The new issue of Beckett Baseball Magazine is out. The folks at Beckett made the January issue all about the 1980s and the card craziness from that decade.
The nostalgia for the '80s seems to be lasting longer than nostalgia for other decades. Nostalgia for a particular decade usually arrives 20 years after the decade in question and then fades after about a decade. But here we are, just about 30 years after the close of the '80s and '80s tributes are everywhere.
Included in those continuing tributes are a couple of '80s baseball card countdowns. One is in the January edition of Beckett magazine -- the top 80 cards of the '80s. The other one will be on my blog -- hopefully starting in January -- and is called The 100 Greatest Cards of the '80s.
There will be some similarities between these two lists, but there will be lots and lots of differences.
I don't have a subscription to Beckett magazine (I probably should think about it if I just wrote an article for it). But Peter of Baseball Every Night was kind enough to show the inside spread on the '80s ranking in the January Beckett.
I'm making a lot of assumptions without reading the article, but I'm thinking that the images shown -- there are 80 -- are the 80 cards selected as the top ones of the decade.
Many of these cards are familiar to everyone who collected back then. I had to look up a couple, but otherwise they're burned in my brain.
It also doesn't take a genius to notice that the majority of the cards shown here are rookie cards or connected to the very early stages of the featured player's career.
How much of a majority of the list is rookies, pre-rookies or future stars?
Red will represent a rookie card.
Pink will represent "future stars" cards.
Green will represent error cards. This includes the 1989 Fleer Randy Johnson card, which is both a rookie card and an error card, even though it's not really an error but better classified under whatever weirdness Fleer was doing in 1989.
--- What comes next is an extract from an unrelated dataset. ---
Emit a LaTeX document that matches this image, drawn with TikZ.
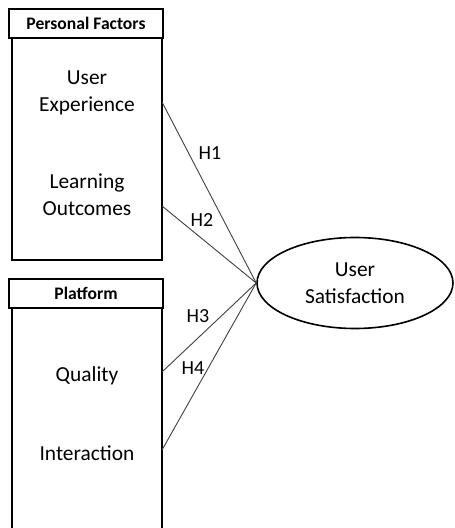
\documentclass[tikz,border=0pt]{standalone}
\usepackage{fontspec}
\setmainfont{Carlito}
\usetikzlibrary{positioning,shapes.geometric}

\begin{document}
\begin{tikzpicture}[
    x=0.5pt, y=-0.5pt,
    head/.style={draw,line width=0.8pt,minimum width=77pt,minimum height=14.5pt,
      inner sep=0pt,font=\fontsize{8.8}{10}\selectfont\bfseries},
    item/.style={align=center,font=\fontsize{10.7}{13.5}\selectfont},
    hyp/.style={font=\fontsize{10}{12}\selectfont},
    link/.style={draw=black!75,line width=0.45pt}]
  \useasboundingbox (0,0) rectangle (454,528);
  % left side: two groups of factors
  \node[head] (personal) at (86,23.5) {Personal Factors};
  \draw[line width=0.8pt] (12,38) rectangle (162,260);
  \node[item] (ux) at (87,93) {User\\Experience};
  \node[item] (lo) at (87,195) {Learning\\Outcomes};
  \node[head] (platform) at (86,293.5) {Platform};
  \draw[line width=0.8pt] (12,528) -- (12,308) (162,308) -- (162,528);
  \node[item] (quality) at (87,376) {Quality};
  \node[item] (inter) at (87,453) {Interaction};
  % right side
  \node[item,draw,ellipse,line width=0.8pt,minimum width=98pt,minimum height=45.5pt,inner sep=0pt]
    (sat) at (355,283) {User\\Satisfaction};
  \coordinate (h1) at (162,102);
  \coordinate (h2) at (162,206);
  \coordinate (h3) at (162,372);
  \coordinate (h4) at (162,450);
  \draw[link] (h1) -- (sat.west);
  \draw[link] (h2) -- (sat.west);
  \draw[link] (h3) -- (sat.west);
  \draw[link] (h4) -- (sat.west);
  \node[hyp] (l1) at (210,153) {H1};
  \node[hyp] (l2) at (202,220) {H2};
  \node[hyp] (l3) at (198,316) {H3};
  \node[hyp] (l4) at (193,368) {H4};
\end{tikzpicture}
\end{document}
Black is the 1989 Fleer Billy Ripken F-Face card. I refuse to classify this one as an error.
The other colors represent kind of "one-off' cards that would be more at home in my countdown. The purple will represent the 1987 Classic Bo Jackson card (in which he's wearing a football uniform).
Yellow will represent the 1982 Donruss Chicken card, which I referenced in last night's post. This is a card that will definitely show up in my countdown.
Light blue will represent the 1980 Topps George Brett card. This card looks out-of-place in the Beckett countdown but it's more of what I think great cards should be: cards that evoke a particular season or event when you see it.
Blue will represent the 1984 Pete Rose Fleer Update card that shows him as a Montreal Expo.
OK, so when you have that color code and you apply it to the grid of baseball cards shown in the Beckett magazine layout, this is what the color grid shows:
ARE YOU BLIND??????
Damn, that's a lot of red.
According to the Beckett rankings, the top cards of the 1980s were overwhelmingly rookie cards. Rookie cards and error cards. There is little room for anything else.
I'm not saying that this list is wrong (what countdown is ever right or wrong?). Without a doubt, 1980s collecting was about rookies. That's what created the frenzy, that's what created the kind of cards that were issued that decade (and in the decades to come). That's what made the money. That's what drove the hobby. Collecting in the 1980s was rookies more than anything else.
But was it the only thing in collecting during that decade?
Not for me.
Sure, I got excited about the 1980 Rickey Henderson rookie and others, too. But "rookieness" isn't the beginning and end of every card. That is so one-dimensional and makes the Beckett list one-dimensional, too.
The greatness of a baseball card is about many aspects. It can be a player's first card. But greatness can be defined by the photograph, too. Or the design. Or the facts on the back. Or what was going on during the season the card was issued. Emphasizing "rookieness," or the cards that cost the most money, throughout your countdown does cards a disservice. Some of those rookie cards don't even look good. They're dopey head shots of young players. Almost no creativity. Yet they slide into "Best" because they're a rookie.
That's not cool.
My countdown will include rookie cards for sure. Rickey is already in the list. Others will be, too. But here are 10 cards that have a real shot of making my 1980s list:
What do these 10 cards have in common?
Not much, other than they were created in the 1980s. But all of them are definitely not rookie cards. (If you're hopelessly addicted to rookieness, take heart that rookie Ryne Sandberg is featured in the first card and you can make the case for the last card being Pete Rose Jr.'s pre-rookie card).
The best cards -- whether they're from the 1980s or not -- tell a story and there's more to a story than "this is a great player's first card."
I'm hoping that the 100 Greatest Cards of the 1980s will tell lots of stories, because really, truly, absolutely, the 1980s were about so, so, so, so much more than rookies.
Comments
I'm looking forward to your countdown.
https://thecollectivemind.blogspot.com/2017/02/you-will-be-assimilated.html
I agree that there is too much emphasis on rookies, glossy, etc. I would have liked to have seen some variety like a Kellogg's card, or the 85 Donruss Highlights Pete Rose. Even a mention of the 86 Sportflics Jose Canseco Tri-Rookie w/ Greenwell and Tartabull would have been nice.